Gary Gygax is dead. Long live Gary Gygax. The Dungeons & Dragons co-creator may have traveled to another plane, but the kind of modern fantasy double-life he popularized is still with us. Witness Darkon, a new documentary by Luke Meyer and Andrew Neel that focuses on a band of live-action role playing (LARP) gamers who spend their weekdays manning desks and doing laundry, and their weekends conquering kingdoms.
Darkon has a lot of things going for it, among them a strong narrative: In the fantasy kingdom of Darkon, the nation of Mordam, led by Keldar (aka lank white-collar guy Kenyon Wells), has lorded over the other nations in the game long enough that upstart Bannor (beefy stay-at-home dad Skip Lipman) organizes a rebellion to bring Mordam down a few pegs. Between sequences when the LARPers don armor and swing foam-padded swords at each other, the filmmakers spend time with the players in their everyday lives—not that Darkon and the real world are walled off from each other. Wells seems to credit the game with helping him become a smug yuppie; others use it to work up their confidence so that they can maybe someday talk to girls. Rebecca Thurmond, a single mom with a hard-knock past, seems to genuinely need her time in another, less consequential world, as does an unnamed Iraq War vet.
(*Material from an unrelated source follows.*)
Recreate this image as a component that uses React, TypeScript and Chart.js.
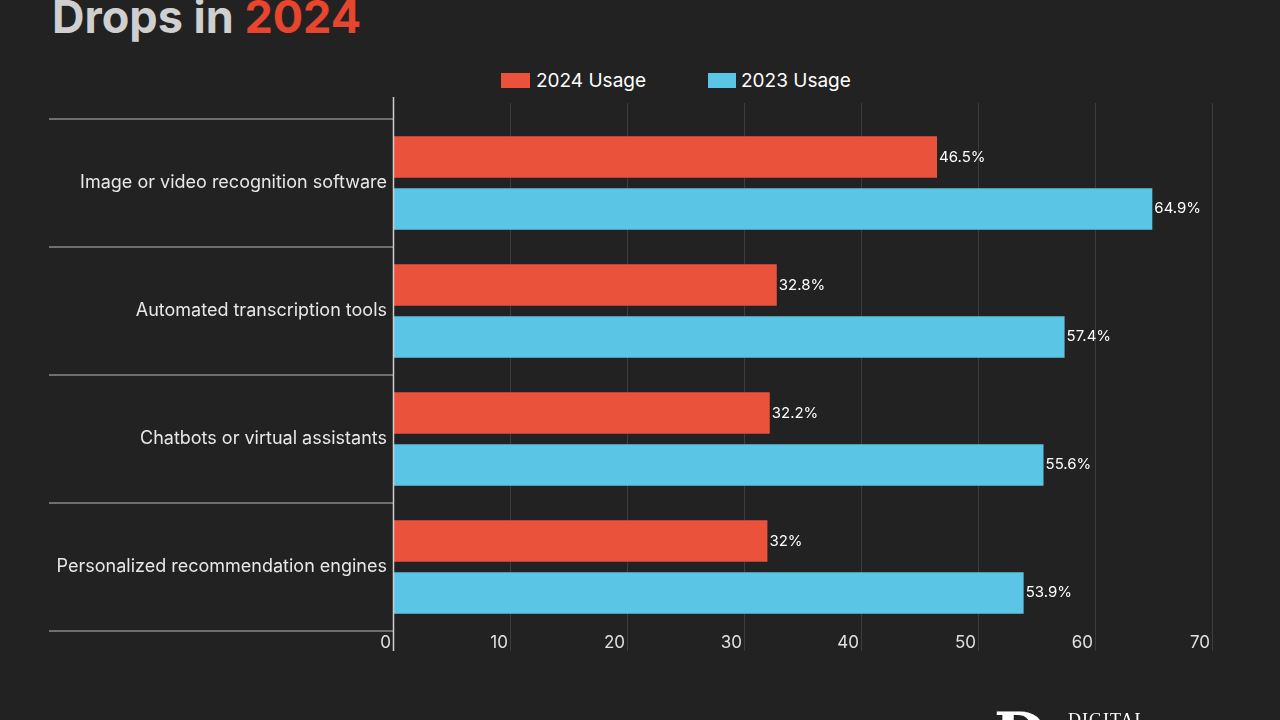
import React, { useEffect, useRef } from "react";
import { Chart, registerables } from "chart.js";

Chart.register(...registerables);

const categories = [
  "Image or video recognition software",
  "Automated transcription tools",
  "Chatbots or virtual assistants",
  "Personalized recommendation engines",
];
const usage2024 = [46.5, 32.8, 32.2, 32];
const usage2023 = [64.9, 57.4, 55.6, 53.9];
const seriesLabels = ["2024 Usage", "2023 Usage"];
const xTickValues = [0, 10, 20, 30, 40, 50, 60, 70];

const RED = "#EB523C";
const BLUE = "#5BC5E5";
const BG = "#222222";
const FONT = "Inter, 'Noto Sans', sans-serif";

const decorPlugin = {
  id: "decor",
  beforeDatasetsDraw(chart: any) {
    const { ctx, chartArea, scales } = chart;
    const x = scales.x;
    const y = scales.y;
    ctx.save();
    ctx.strokeStyle = "#3d3d3d";
    ctx.lineWidth = 1;
    x.ticks.forEach((t: any) => {
      if (t.value === 0) return;
      const px = Math.round(x.getPixelForValue(t.value)) + 0.5;
      ctx.beginPath();
      ctx.moveTo(px, chartArea.top - 16);
      ctx.lineTo(px, chartArea.bottom + 20);
      ctx.stroke();
    });
    ctx.strokeStyle = "#8a8a8a";
    ctx.lineWidth = 1.5;
    const n = categories.length;
    const step = (chartArea.bottom - chartArea.top) / n;
    for (let i = 0; i <= n; i++) {
      const py = chartArea.top + i * step;
      ctx.beginPath();
      ctx.moveTo(y.left, py);
      ctx.lineTo(chartArea.left, py);
      ctx.stroke();
    }
    ctx.restore();
  },
  afterDatasetsDraw(chart: any) {
    const { ctx, chartArea, scales } = chart;
    const x = scales.x;
    ctx.save();
    const zx = Math.round(x.getPixelForValue(0)) + 0.5;
    ctx.strokeStyle = "#cfcfcf";
    ctx.lineWidth = 1.5;
    ctx.beginPath();
    ctx.moveTo(zx, chartArea.top - 22);
    ctx.lineTo(zx, chartArea.bottom + 20);
    ctx.stroke();

    ctx.fillStyle = "#ffffff";
    ctx.font = `15px ${FONT}`;
    ctx.textAlign = "left";
    ctx.textBaseline = "middle";
    chart.data.datasets.forEach((ds: any, di: number) => {
      const meta = chart.getDatasetMeta(di);
      meta.data.forEach((bar: any, i: number) => {
        ctx.fillText(`${ds.data[i]}%`, bar.x + 2, bar.y);
      });
    });
    ctx.restore();
  },
};

export default function App() {
  const canvasRef = useRef<HTMLCanvasElement | null>(null);

  useEffect(() => {
    if (!canvasRef.current) return;
    const chart = new Chart(canvasRef.current, {
      type: "bar",
      data: {
        labels: categories,
        datasets: [
          {
            label: seriesLabels[0],
            data: usage2024,
            backgroundColor: RED,
            categoryPercentage: 0.81,
            barPercentage: 0.8,
          },
          {
            label: seriesLabels[1],
            data: usage2023,
            backgroundColor: BLUE,
            categoryPercentage: 0.81,
            barPercentage: 0.8,
          },
        ],
      },
      options: {
        indexAxis: "y",
        responsive: false,
        animation: false,
        layout: { padding: { top: 119, left: 49, right: 68, bottom: 59 } },
        plugins: {
          legend: { display: false },
          tooltip: { enabled: false },
        },
        scales: {
          x: {
            type: "linear",
            min: xTickValues[0],
            max: xTickValues[xTickValues.length - 1],
            afterBuildTicks: (scale: any) => {
              scale.ticks = xTickValues.map((v) => ({ value: v }));
            },
            afterFit: (scale: any) => {
              scale.height = 30;
            },
            grid: { display: false, drawTicks: false },
            border: { display: false },
            ticks: {
              align: "end",
              labelOffset: -2,
              padding: 2,
              color: "#e0e0e0",
              font: { family: FONT, size: 17 },
            },
          },
          y: {
            afterFit: (scale: any) => {
              scale.width = 344;
            },
            grid: { display: false, drawTicks: false },
            border: { display: false },
            ticks: {
              padding: 6,
              color: "#e8e8e8",
              font: { family: FONT, size: 18 },
            },
          },
        },
      },
      plugins: [decorPlugin],
    } as any);
    return () => chart.destroy();
  }, []);

  return (
    <div
      style={{
        position: "fixed",
        left: 0,
        top: 0,
        width: 1280,
        height: 720,
        background: BG,
        overflow: "hidden",
        fontFamily: FONT,
      }}
    >
      <div
        style={{
          position: "absolute",
          left: 52,
          top: -5,
          fontSize: 45,
          lineHeight: "44px",
          fontWeight: 700,
          color: "#cfcfcf",
          whiteSpace: "nowrap",
        }}
      >
        Drops in <span style={{ color: "#E8452F" }}>2024</span>
      </div>

      <div style={{ position: "absolute", left: 501, top: 73, width: 29, height: 15, background: RED }} />
      <div
        style={{ position: "absolute", left: 536, top: 69, fontSize: 19, lineHeight: "24px", color: "#ffffff", whiteSpace: "nowrap" }}
      >
        {seriesLabels[0]}
      </div>
      <div style={{ position: "absolute", left: 708, top: 73, width: 28, height: 15, background: BLUE }} />
      <div
        style={{ position: "absolute", left: 741, top: 69, fontSize: 19, lineHeight: "24px", color: "#ffffff", whiteSpace: "nowrap" }}
      >
        {seriesLabels[1]}
      </div>

      <canvas
        ref={canvasRef}
        width={1280}
        height={720}
        style={{ position: "absolute", left: 0, top: 0, width: 1280, height: 720 }}
      />

      <div
        style={{
          position: "absolute",
          left: 994,
          top: 704,
          fontSize: 60,
          lineHeight: "60px",
          fontWeight: 700,
          fontFamily: "'DejaVu Serif', 'Liberation Serif', serif",
          color: "#ffffff",
        }}
      >
        D
      </div>
      <div
        style={{
          position: "absolute",
          left: 1068,
          top: 710,
          fontSize: 18,
          lineHeight: "20px",
          letterSpacing: 1,
          fontFamily: "'Liberation Serif', serif",
          color: "#ffffff",
        }}
      >
        DIGITAL
      </div>
    </div>
  );
}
At the same time, the real world crosses over into fantasy, too, with politicking and bickering, shade-throwing, and friendships coming apart.
Meyer and Neel have created a handsome artifact here: Their camerawork is polished and often dramatic, especially the chaotic battle sequences. If Darkon offers no great revelations about the game or the people who play it, it stands as a respectful ethnography of a modern tribe half stuck in another world.